I am a scientist - I seek to understand me
I am an incurable and nothing else behaves like me
It’s all in service of understanding. It’s all in service of living a life that is on your own terms, that is filled with discovery and joy and interesting turns, that eases the doubts and sharper edges of human day-to-day. It’s a choice you make, knowing that the disease is incurable and a lot of people are going to think you’re a weirdo. But you know you’ve only got a handful of days here, so you want to spend it with the other weirdos who are set free by the same music that was never meant for the masses, but rather for a niche of humans who are drawn to this life. Is it a gene? Is there something mysteriously coded within those of us who live for distorted guitars, catchy hooks, a persistent backbeat, three to five minute vignettes built around the search for meaning via rock and roll instrumentation/forms? Maybe actual scientists can study that question and report back to us.

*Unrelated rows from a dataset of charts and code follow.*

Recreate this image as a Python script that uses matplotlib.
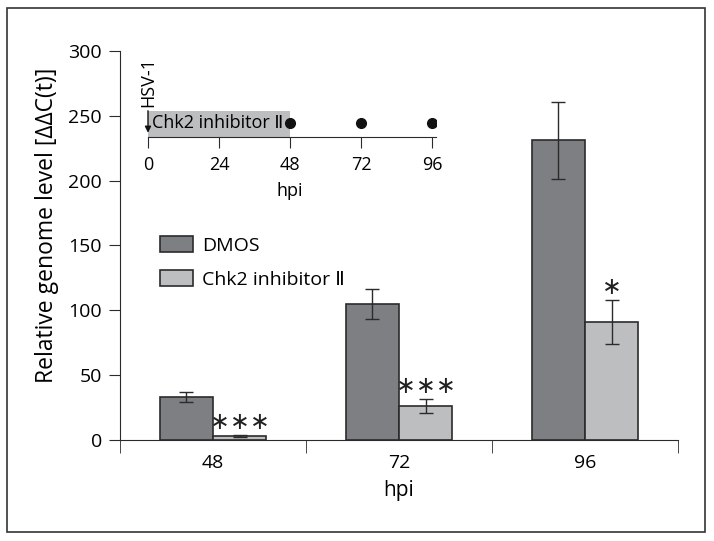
import matplotlib.pyplot as plt
import matplotlib.patches as mpatches
import numpy as np

plt.rcParams['font.family'] = ['Open Sans', 'DejaVu Sans']

categories = ['48', '72', '96']
dmos = [33, 105, 231]
dmos_err = [4, 11.5, 30]
chk2 = [3, 26, 91]
chk2_err = [0.6, 5.5, 17]
n_stars = [3, 3, 1]
timeline_ticks = [0, 24, 48, 72, 96]
sample_times = [48, 72, 96]

dark = '#7e7f82'
light = '#bdbec0'
edge = '#2b2b2b'

W, H = 714, 541
fig = plt.figure(figsize=(W / 100, H / 100), dpi=100)

def box(x0, y0, x1, y1):
    # pixel box (top-left origin) -> figure fraction
    return [x0 / W, 1 - y1 / H, (x1 - x0) / W, (y1 - y0) / H]

# outer frame
fig.patches.append(mpatches.Rectangle((7 / W, 1 - 532 / H), 698 / W, 524 / H,
                                      transform=fig.transFigure, fill=False,
                                      edgecolor='#333333', linewidth=1.2))

ax = fig.add_axes(box(120, 51, 678, 440))
x = np.arange(len(categories))
w = 0.285
ax.bar(x - w / 2, dmos, w, yerr=dmos_err, color=dark, edgecolor=edge,
       linewidth=1.2, capsize=5, error_kw=dict(elinewidth=1, ecolor=edge, capthick=1),
       label='DMOS')
ax.bar(x + w / 2, chk2, w, yerr=chk2_err, color=light, edgecolor=edge,
       linewidth=1.2, capsize=5, error_kw=dict(elinewidth=1, ecolor=edge, capthick=1),
       label='Chk2 inhibitor Ⅱ')
# significance stars, drawn one by one so the spacing can be set
for i in range(len(categories)):
    k = n_stars[i]
    for j in range(k):
        dx = (j - (k - 1) / 2) * 14.5
        ax.annotate('∗', (x[i] + w / 2, chk2[i] + chk2_err[i]),
                    xytext=(dx, 9.5), textcoords='offset points', ha='center',
                    va='center', fontsize=17, color='#222222',
                    family='DejaVu Sans')

ax.set_xlim(-0.5, 2.5)
ax.set_ylim(0, 300)
ax.set_yticks([0, 50, 100, 150, 200, 250, 300])
ax.set_xticks(x)
ax.set_xticklabels(categories)
ax.set_xticks([-0.5, 0.5, 1.5, 2.5], minor=True)
ax.tick_params(axis='x', which='major', length=0, pad=10, labelsize=14)
ax.tick_params(axis='x', which='minor', length=9, direction='out', color=edge)
ax.tick_params(axis='y', length=8, direction='out', labelsize=14, pad=5, color=edge)
for s in ['top', 'right']:
    ax.spines[s].set_visible(False)
for s in ['left', 'bottom']:
    ax.spines[s].set_color(edge)
ax.set_xlabel('hpi', fontsize=15, labelpad=6)
ax.set_ylabel('Relative genome level [ΔΔC(t)]', fontsize=16.5)
ax.yaxis.set_label_coords(-0.11, 0.553)
ax.legend(loc='upper left', bbox_to_anchor=(0.072, 0.525), frameon=False,
          fontsize=14, handlelength=1.7, handleheight=0.9, labelspacing=0.8,
          handletextpad=0.45, borderpad=0, borderaxespad=0)

# inset timeline
ins = fig.add_axes(box(148, 108, 436, 137))
ins.set_xlim(0, 96 * 288 / 284)
ins.set_ylim(0, 1)
ins.axvspan(0, 48, ymin=0, ymax=0.9, color=light, lw=0)
ins.text(1.5, 0.47, 'Chk2 inhibitor Ⅱ', va='center', ha='left', fontsize=13)
ins.plot(sample_times, [0.47] * len(sample_times), 'o', color='#111111', ms=7)
ins.set_xticks(timeline_ticks)
ins.set_yticks([])
ins.tick_params(axis='x', length=8, direction='out', labelsize=13, pad=6, color=edge)
for s in ['top', 'right', 'left']:
    ins.spines[s].set_visible(False)
ins.spines['bottom'].set_color(edge)
ins.set_xlabel('hpi', fontsize=13)
ins.xaxis.set_label_coords(48 / (96 * 288 / 284), -1.55)
ins.annotate('', xy=(0, 0.05), xytext=(0, 1.0),
             arrowprops=dict(arrowstyle='-|>', color='#111111', lw=1, mutation_scale=9),
             annotation_clip=False)
fig.text(148 / W, 1 - 82 / H, 'HSV-1', rotation=90, ha='center', va='center', fontsize=13)

fig.savefig('out.png', dpi=100)
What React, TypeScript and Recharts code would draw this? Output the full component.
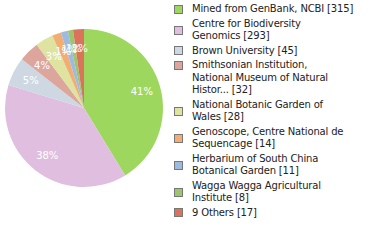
import { Legend, Pie, PieChart, Cell } from "recharts"

const names = [
  "Mined from GenBank, NCBI",
  "Centre for Biodiversity Genomics",
  "Brown University",
  "Smithsonian Institution, National Museum of Natural Histor...",
  "National Botanic Garden of Wales",
  "Genoscope, Centre National de Sequencage",
  "Herbarium of South China Botanical Garden",
  "Wagga Wagga Agricultural Institute",
  "9 Others",
]

const counts = [315, 293, 45, 32, 28, 14, 11, 8, 17]

// how the legend text is broken into lines
const legendLines = [
  ["Mined from GenBank, NCBI [315]"],
  ["Centre for Biodiversity", "Genomics [293]"],
  ["Brown University [45]"],
  ["Smithsonian Institution,", "National Museum of Natural", "Histor... [32]"],
  ["National Botanic Garden of", "Wales [28]"],
  ["Genoscope, Centre National de", "Sequencage [14]"],
  ["Herbarium of South China", "Botanical Garden [11]"],
  ["Wagga Wagga Agricultural", "Institute [8]"],
  ["9 Others [17]"],
]

const COLORS = [
  "#9ed75d",
  "#dfbedf",
  "#cdd8e2",
  "#dca69d",
  "#dee3a0",
  "#f1ad72",
  "#9ebbdf",
  "#9dc56d",
  "#d9735c",
]

const data = names.map((name, i) => ({ name, value: counts[i] }))
const total = counts.reduce((a, b) => a + b, 0)

const RAD = Math.PI / 180
const FONT = "'DejaVu Sans', Verdana, sans-serif"

const renderLabel = (props: any) => {
  const { cx, cy, midAngle, outerRadius, value } = props
  const r = outerRadius * 0.76
  const x = cx + r * Math.cos(-midAngle * RAD)
  const y = cy + r * Math.sin(-midAngle * RAD)
  const pct = Math.floor((value / total) * 100)
  return (
    <text
      x={x}
      y={y}
      fill="#fff"
      fontSize={10}
      fontFamily={FONT}
      textAnchor="middle"
      dominantBaseline="central"
    >
      {`${pct}%`}
    </text>
  )
}

const renderLegend = () => (
  <div
    style={{
      fontFamily: FONT,
      fontSize: 10,
      letterSpacing: "-0.16px",
      color: "#222",
      lineHeight: "12.5px",
    }}
  >
    {legendLines.map((lines, i) => {
      const h = lines.length * 12.5
      const top = lines.length === 3 ? 2 : (h - 9) / 2
      return (
        <div key={i} style={{ position: "relative", paddingLeft: 18, marginBottom: 2, height: h }}>
          <span
            style={{
              position: "absolute",
              left: 0,
              top,
              width: 7,
              height: 7,
              background: COLORS[i],
              border: "1px solid #777",
            }}
          />
          {lines.map((l, j) => (
            <div key={j} style={{ whiteSpace: "nowrap" }}>
              {l}
            </div>
          ))}
        </div>
      )
    })}
  </div>
)

export default function App() {
  return (
    <div style={{ position: "absolute", left: 0, top: 0, width: 380, height: 240, background: "#fff" }}>
      <PieChart width={380} height={240} margin={{ top: 0, right: 0, bottom: 0, left: 0 }}>
        <Pie
          data={data}
          dataKey="value"
          cx={84}
          cy={108}
          outerRadius={79}
          startAngle={90}
          endAngle={-270}
          stroke="none"
          labelLine={false}
          label={renderLabel}
          isAnimationActive={false}
        >
          {data.map((entry, index) => (
            <Cell key={`cell-${index}`} fill={COLORS[index % COLORS.length]} />
          ))}
        </Pie>
        <Legend
          layout="vertical"
          content={renderLegend}
          wrapperStyle={{ left: 174, top: 3, width: 206 }}
        />
      </PieChart>
    </div>
  )
}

But knowing where it comes from is less important than actually knowing what to do with it. The first step is acceptance. Accept that not everyone cares to hear why you think “The Goldheart Moutaintop Queen Directory” is a brilliant song. Accept that some won’t understand why you’re calling that gray haired guy on stage who just had his third Budweiser, “Uncle Bob”. Is he your actual uncle? Well, no, not genetically speaking, but in a rock and roll sense, yes (you responded this way, but their eyes have glazed over and they are no longer listening, so you may as well have said it’s because he’s your cult leader and demands you call him this…I mean, which is probably not far off…super fandom and cult adherence have some alarming parallels). Accept that this music isn’t popular for most people and will not make you popular in a traditional sense.
But then what? You find a way to live it as much as possible. You find your sympathetic ilk and you celebrate your shared obsession together without abandon and without shame. You listen and feel how the songs affect you. You let yourself feel sad when you need to feel sad. You let yourself be uplifted when you need to be uplifted. You let yourself cry when out of nowhere the experience of seeing your favorite band for the 11th time makes you weepy and you can’t explain why. This song isn’t even sad! What is wrong with me?

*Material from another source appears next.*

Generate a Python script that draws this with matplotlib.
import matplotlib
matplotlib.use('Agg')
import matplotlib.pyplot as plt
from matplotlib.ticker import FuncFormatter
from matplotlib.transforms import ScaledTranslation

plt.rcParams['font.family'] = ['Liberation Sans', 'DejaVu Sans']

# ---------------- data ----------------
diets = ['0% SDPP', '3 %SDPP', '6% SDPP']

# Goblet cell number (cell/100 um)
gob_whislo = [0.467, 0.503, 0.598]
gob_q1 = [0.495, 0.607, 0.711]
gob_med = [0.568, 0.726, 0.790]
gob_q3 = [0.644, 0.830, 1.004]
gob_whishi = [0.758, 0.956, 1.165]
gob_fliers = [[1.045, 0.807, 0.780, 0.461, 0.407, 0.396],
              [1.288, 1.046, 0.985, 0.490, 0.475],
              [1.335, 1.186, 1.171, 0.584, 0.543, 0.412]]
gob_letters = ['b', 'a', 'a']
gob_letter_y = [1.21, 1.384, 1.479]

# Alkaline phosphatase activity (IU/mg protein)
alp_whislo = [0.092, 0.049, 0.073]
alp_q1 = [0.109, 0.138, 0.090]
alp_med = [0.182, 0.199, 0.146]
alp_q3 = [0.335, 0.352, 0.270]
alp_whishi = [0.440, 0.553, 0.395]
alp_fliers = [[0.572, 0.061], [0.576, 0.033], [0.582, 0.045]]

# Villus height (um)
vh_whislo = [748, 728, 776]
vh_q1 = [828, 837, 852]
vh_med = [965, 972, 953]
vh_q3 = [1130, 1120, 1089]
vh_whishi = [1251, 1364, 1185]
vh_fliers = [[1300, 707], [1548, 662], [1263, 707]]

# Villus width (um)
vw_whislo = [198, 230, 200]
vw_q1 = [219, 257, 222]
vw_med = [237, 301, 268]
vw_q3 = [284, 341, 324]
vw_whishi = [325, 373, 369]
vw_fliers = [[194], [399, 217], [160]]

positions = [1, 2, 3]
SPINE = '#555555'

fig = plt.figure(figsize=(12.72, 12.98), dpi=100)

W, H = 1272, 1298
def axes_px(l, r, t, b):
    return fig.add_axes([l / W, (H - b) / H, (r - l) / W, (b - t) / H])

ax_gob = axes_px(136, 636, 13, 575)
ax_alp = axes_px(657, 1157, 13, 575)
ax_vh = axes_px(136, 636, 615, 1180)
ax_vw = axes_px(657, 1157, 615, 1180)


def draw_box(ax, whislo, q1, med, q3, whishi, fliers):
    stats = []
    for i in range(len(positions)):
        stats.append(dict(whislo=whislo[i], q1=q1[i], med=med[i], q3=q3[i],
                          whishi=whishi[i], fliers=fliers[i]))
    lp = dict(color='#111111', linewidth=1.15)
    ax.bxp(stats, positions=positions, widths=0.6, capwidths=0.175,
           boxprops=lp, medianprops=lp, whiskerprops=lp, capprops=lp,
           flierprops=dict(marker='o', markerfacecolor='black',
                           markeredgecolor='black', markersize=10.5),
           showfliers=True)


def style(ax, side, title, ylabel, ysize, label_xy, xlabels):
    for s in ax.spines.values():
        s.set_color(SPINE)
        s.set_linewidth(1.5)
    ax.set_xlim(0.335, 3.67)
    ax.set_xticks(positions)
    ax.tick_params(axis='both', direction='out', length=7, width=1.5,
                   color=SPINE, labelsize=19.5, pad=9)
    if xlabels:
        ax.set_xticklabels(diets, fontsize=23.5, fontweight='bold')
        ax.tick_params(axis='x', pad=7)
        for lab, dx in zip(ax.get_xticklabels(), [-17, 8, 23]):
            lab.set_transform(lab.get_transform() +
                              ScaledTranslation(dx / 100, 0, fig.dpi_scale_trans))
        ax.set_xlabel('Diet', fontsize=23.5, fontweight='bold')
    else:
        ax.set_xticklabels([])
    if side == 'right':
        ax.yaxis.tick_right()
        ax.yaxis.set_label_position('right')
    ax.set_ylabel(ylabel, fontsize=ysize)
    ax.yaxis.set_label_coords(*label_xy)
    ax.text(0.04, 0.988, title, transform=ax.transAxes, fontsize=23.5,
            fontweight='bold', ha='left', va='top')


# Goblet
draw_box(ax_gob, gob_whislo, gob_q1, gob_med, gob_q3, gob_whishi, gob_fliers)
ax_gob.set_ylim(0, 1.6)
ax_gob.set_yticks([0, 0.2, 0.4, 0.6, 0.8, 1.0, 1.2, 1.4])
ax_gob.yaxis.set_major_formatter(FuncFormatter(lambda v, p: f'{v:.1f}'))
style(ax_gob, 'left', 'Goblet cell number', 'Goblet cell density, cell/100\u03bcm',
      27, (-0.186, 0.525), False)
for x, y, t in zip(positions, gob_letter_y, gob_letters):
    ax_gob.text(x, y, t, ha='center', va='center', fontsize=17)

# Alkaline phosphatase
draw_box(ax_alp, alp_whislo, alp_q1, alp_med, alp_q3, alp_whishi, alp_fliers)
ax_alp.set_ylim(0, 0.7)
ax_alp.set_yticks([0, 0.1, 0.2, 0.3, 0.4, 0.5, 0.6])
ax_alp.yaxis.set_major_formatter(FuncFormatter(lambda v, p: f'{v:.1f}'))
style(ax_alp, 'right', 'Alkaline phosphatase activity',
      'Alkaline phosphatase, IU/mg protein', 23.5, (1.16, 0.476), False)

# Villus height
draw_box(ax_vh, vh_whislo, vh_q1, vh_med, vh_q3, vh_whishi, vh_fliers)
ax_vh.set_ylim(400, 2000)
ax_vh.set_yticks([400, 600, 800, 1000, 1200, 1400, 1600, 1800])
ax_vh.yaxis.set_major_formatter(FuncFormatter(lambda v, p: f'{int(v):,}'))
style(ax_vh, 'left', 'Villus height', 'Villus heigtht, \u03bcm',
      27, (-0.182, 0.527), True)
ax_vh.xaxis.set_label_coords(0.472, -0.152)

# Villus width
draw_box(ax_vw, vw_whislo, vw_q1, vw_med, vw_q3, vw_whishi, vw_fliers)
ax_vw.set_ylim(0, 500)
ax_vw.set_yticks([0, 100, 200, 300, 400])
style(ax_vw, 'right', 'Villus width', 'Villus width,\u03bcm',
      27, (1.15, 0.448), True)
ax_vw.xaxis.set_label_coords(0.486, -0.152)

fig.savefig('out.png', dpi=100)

Nothing in fact. My scientific approach has led me to the realization that this is the best possible path that I could have taken in this painfully unfair life. All you can really do is learn from your experience loving rock and roll. In my observation, good art makes us more empathetic, more open to multiple points of views, more open to our fallibility and darker sides, more able to recognize the spectrum of human emotion…it makes us better. Rock and roll can’t change the world, but I do think it can make people like me better participants in said world—or at least more equipped to face each day in the face of struggle. All I really want is more moments of communing with this thing that sets me free. And when I’m free, I’m alright. When you’re free, you’re alright too. We’re all out here trying to do our best while we can.
I’ll let Uncle Bob have the last word on this topic:
Everything is right
Everything works out right
Everything fades from sight
Because that's alright with me
I am in awe of the depth of your love for rock 'n roll, Andy. You do a great job communicating how you incorporate music into your life. Once again, great writing about a band of which I knew nothing before reading what you wrote. I read to the end, because it was that good.